Although we talked about this in data size above, infrastructure requirements must also play a part in where data is processed. Yes sensors are getting more intelligent and the same goes for near-edge stations. But if you’re processing the data multiple times, say for deep learning, it’s probably better to do this where there’s a bunch of GPUs and some way of keeping the data pipeline running efficiently. The same applies to any data analytics that distributes workloads and data across a gaggle of CPU cores, storage devices, network nodes, etc.

There’s also an efficiency component to this. Computational storage is all about how some workloads can better be accomplished at the storage layer. But the concept applies throughout the hierarchy. Given the infrastructure requirements to process the data, there’s probably one place where it makes the most sense to do this. If it takes a 100 CPU cores to process the data in a timely fashion, it’s probably not going to be done at the sensor level.

Data information funnel

We make the assumption that raw data comes in through sensors, and more processed data is sent to higher layers. This would mean at a minimum, some sort of data compression/compaction would need to be done at each layer below the core.
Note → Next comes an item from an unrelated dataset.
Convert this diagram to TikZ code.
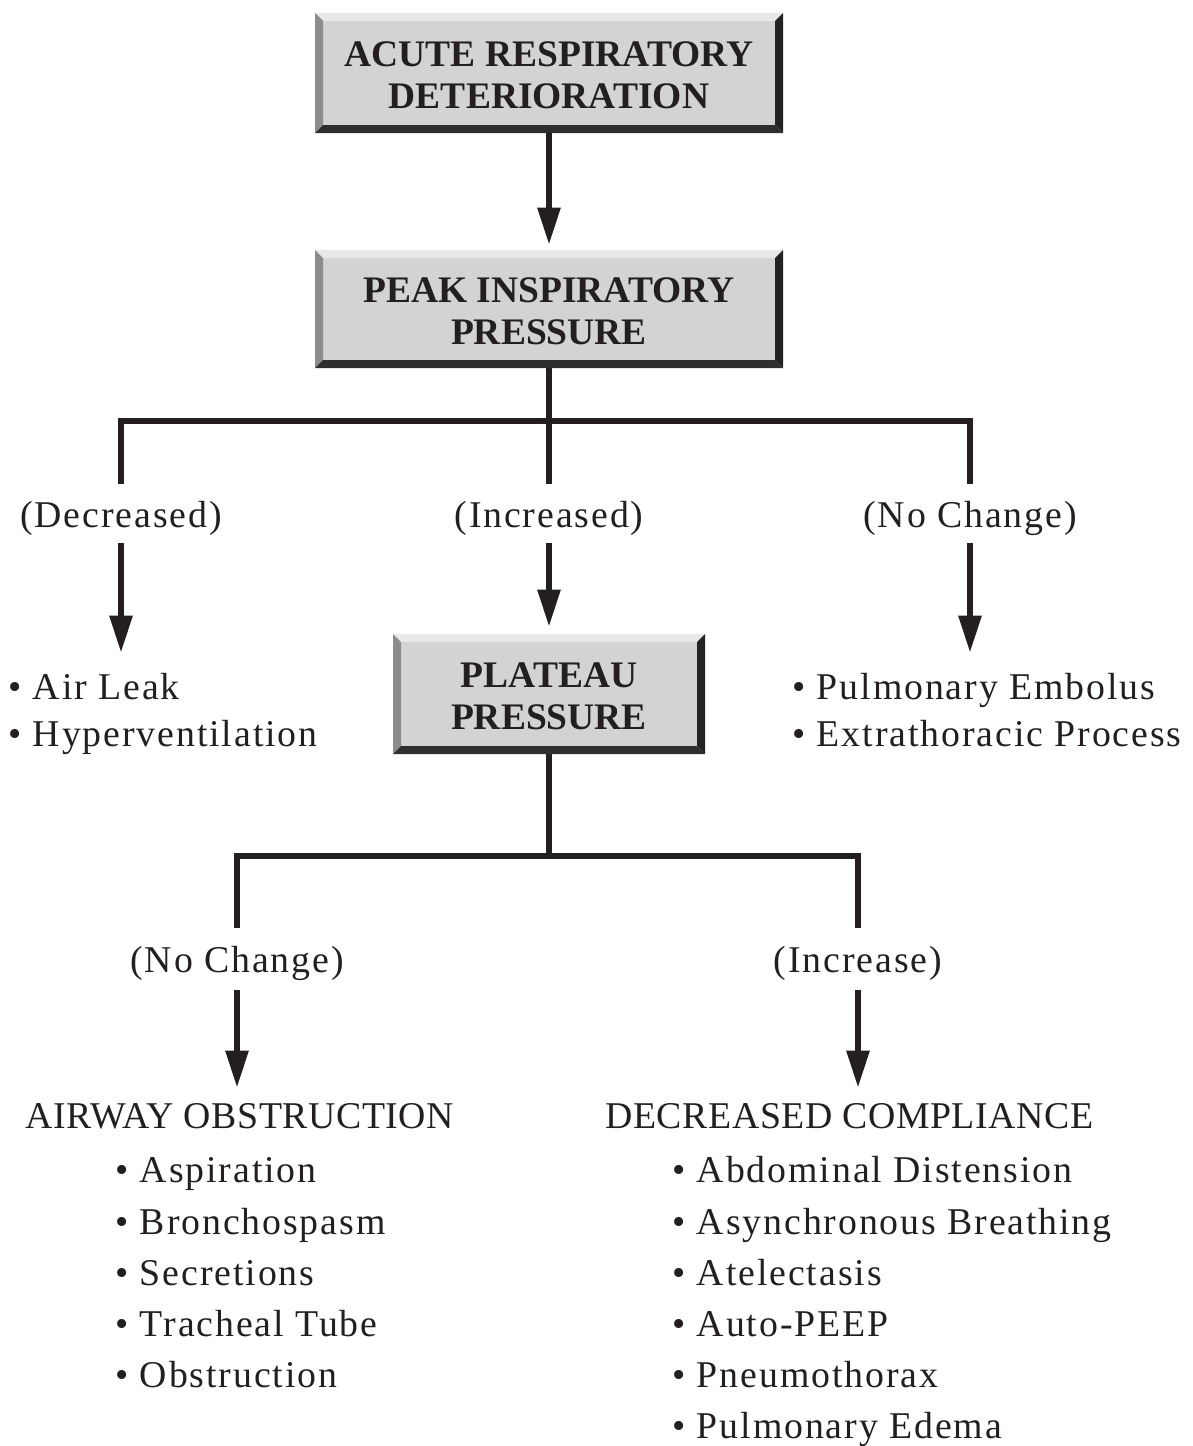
\documentclass[tikz,border=0pt]{standalone}
\usepackage{fontspec}
\setmainfont{Liberation Serif}
\newfontfamily\itemfont[LetterSpace=5]{Liberation Serif}
\newfontfamily\headfont[LetterSpace=1.5]{Liberation Serif}
\usetikzlibrary{arrows.meta,calc}

\definecolor{ink}{HTML}{231F20}
\definecolor{face}{HTML}{D3D3D3}
\definecolor{bevtop}{HTML}{E8E8E8}
\definecolor{bevleft}{HTML}{8C8C8C}
\definecolor{bevright}{HTML}{232323}
\definecolor{bevbottom}{HTML}{2E2E2E}

% invisible strut that lowers the two-line box captions slightly
\newcommand{\capstrut}{\rule{0pt}{14.9pt}}

\tikzset{
  ln/.style={draw=ink, line width=3pt},
  arr/.style={ln, -{Triangle[length=18.5pt,width=11pt]}},
  bevelbox/.style={
    rectangle, fill=face, inner sep=0pt, text=ink, align=center,
    font=\bfseries\fontsize{18.75}{21}\selectfont,
    path picture={
      \coordinate (pnw) at (path picture bounding box.north west);
      \coordinate (pne) at (path picture bounding box.north east);
      \coordinate (psw) at (path picture bounding box.south west);
      \coordinate (pse) at (path picture bounding box.south east);
      \fill[bevtop] (pnw) -- (pne) -- ($(pne)+(-8,8)$) -- ($(pnw)+(8,8)$) -- cycle;
      \fill[bevleft] (pnw) -- (psw) -- ($(psw)+(8,-8)$) -- ($(pnw)+(8,8)$) -- cycle;
      \fill[bevright] (pne) -- (pse) -- ($(pse)+(-8,-8)$) -- ($(pne)+(-8,8)$) -- cycle;
      \fill[bevbottom] (psw) -- (pse) -- ($(pse)+(-8,-8)$) -- ($(psw)+(8,-8)$) -- cycle;
    }},
  cond/.style={font=\itemfont\fontsize{18.9}{21}\selectfont, text=ink,
    inner sep=0pt, anchor=base, text height=21.5pt, text depth=8pt},
  item/.style={font=\itemfont\fontsize{18.9}{21}\selectfont, text=ink,
    inner sep=0pt, anchor=base west},
  head/.style={font=\headfont\fontsize{18.9}{21}\selectfont, text=ink,
    inner sep=0pt, anchor=base west, text height=20pt},
}

\begin{document}
\begin{tikzpicture}[x=0.5pt,y=-0.5pt]
  \useasboundingbox (0,0) rectangle (1193,1446);

  % decision boxes
  \node[bevelbox, minimum width=234pt, minimum height=60pt] (b1) at (549,73)
    {\capstrut ACUTE RESPIRATORY\\DETERIORATION};
  \node[bevelbox, minimum width=234pt, minimum height=59pt] (b2) at (549,309)
    {\capstrut PEAK INSPIRATORY\\PRESSURE};
  \node[bevelbox, minimum width=156pt, minimum height=60pt] (b3) at (549,694)
    {\capstrut PLATEAU\\PRESSURE};

  % first level outcomes
  \node[cond] (dec) at (121,527) {(Decreased)};
  \node[cond] (inc) at (549,527) {(Increased)};
  \node[cond] (nch) at (970,527) {(No Change)};

  \node[item, text height=23pt] (air) at (8,699) {• Air Leak};
  \node[item] (hyp) at (8,746) {• Hyperventilation};
  \node[item, text height=23pt] (pem) at (792,699) {• Pulmonary Embolus};
  \node[item] (ext) at (792,746) {• Extrathoracic Process};

  % second level outcomes
  \node[cond, text height=22pt, text depth=9pt] (nch2) at (237,972) {(No Change)};
  \node[cond, text height=22pt, text depth=9pt] (inc2) at (858,972) {(Increase)};

  \node[head] (ao) at (25,1128) {AIRWAY OBSTRUCTION};
  \node[item] (ao1) at (115,1182) {• Aspiration};
  \node[item] (ao2) at (115,1234) {• Bronchospasm};
  \node[item] (ao3) at (115,1285) {• Secretions};
  \node[item] (ao4) at (115,1336) {• Tracheal Tube};
  \node[item] (ao5) at (115,1387) {• Obstruction};

  \node[head] (dc) at (605,1128) {DECREASED COMPLIANCE};
  \node[item] (dc1) at (672,1182) {• Abdominal Distension};
  \node[item] (dc2) at (672,1234) {• Asynchronous Breathing};
  \node[item] (dc3) at (672,1285) {• Atelectasis};
  \node[item] (dc4) at (672,1336) {• Auto-PEEP};
  \node[item] (dc5) at (672,1387) {• Pneumothorax};
  \node[item] (dc6) at (672,1438) {• Pulmonary Edema};

  % junction points
  \coordinate (j1) at (549,421);
  \coordinate (j2) at (549,856);

  % connectors
  \draw[arr, shorten >=2.5pt] (b1.south) -- (b2.north);

  \draw[ln] (b2.south) -- (inc.north);
  \draw[ln] (dec.north) -- (dec.north |- j1) -- (nch.north |- j1) -- (nch.north);
  \draw[arr] (dec.south) -- (dec.south |- air.north);
  \draw[arr, shorten >=3.5pt] (inc.south) -- (b3.north);
  \draw[arr] (nch.south) -- (nch.south |- pem.north);

  \draw[ln] (b3.south) -- (j2);
  \draw[ln] (nch2.north) -- (nch2.north |- j2) -- (inc2.north |- j2) -- (inc2.north);
  \draw[arr] (nch2.south) -- (nch2.south |- ao.north);
  \draw[arr] (inc2.south) -- (inc2.south |- dc.north);
\end{tikzpicture}
\end{document}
We were at a conference a while back where they talked about updating deep learning neural networks. It’s possible that each near-edge station could perform a mini-deep learning training cycle and share their learning with the core periodicals, which could then send this information back down to the lowest level to be used, (see our Swarm Intelligence @ #HPEDiscover post).

All this means that there’s a minimal level of processing of the data that needs to go on throughout the hierarchy between access point connections.

Pipe availability

The availability of a networking access point may also have some bearing on where data is processed. For example, a self driving car could generate TB of data a day, but access to a high speed, inexpensive data pipe to send that data may be limited to a service bay and/or a garage connection.

So some processing may need to be done between access point connections. This will need to take place at lower levels. That way, there would be no need to send the data while the car is out on the road but rather it could be sent whenever it’s attached to an access point.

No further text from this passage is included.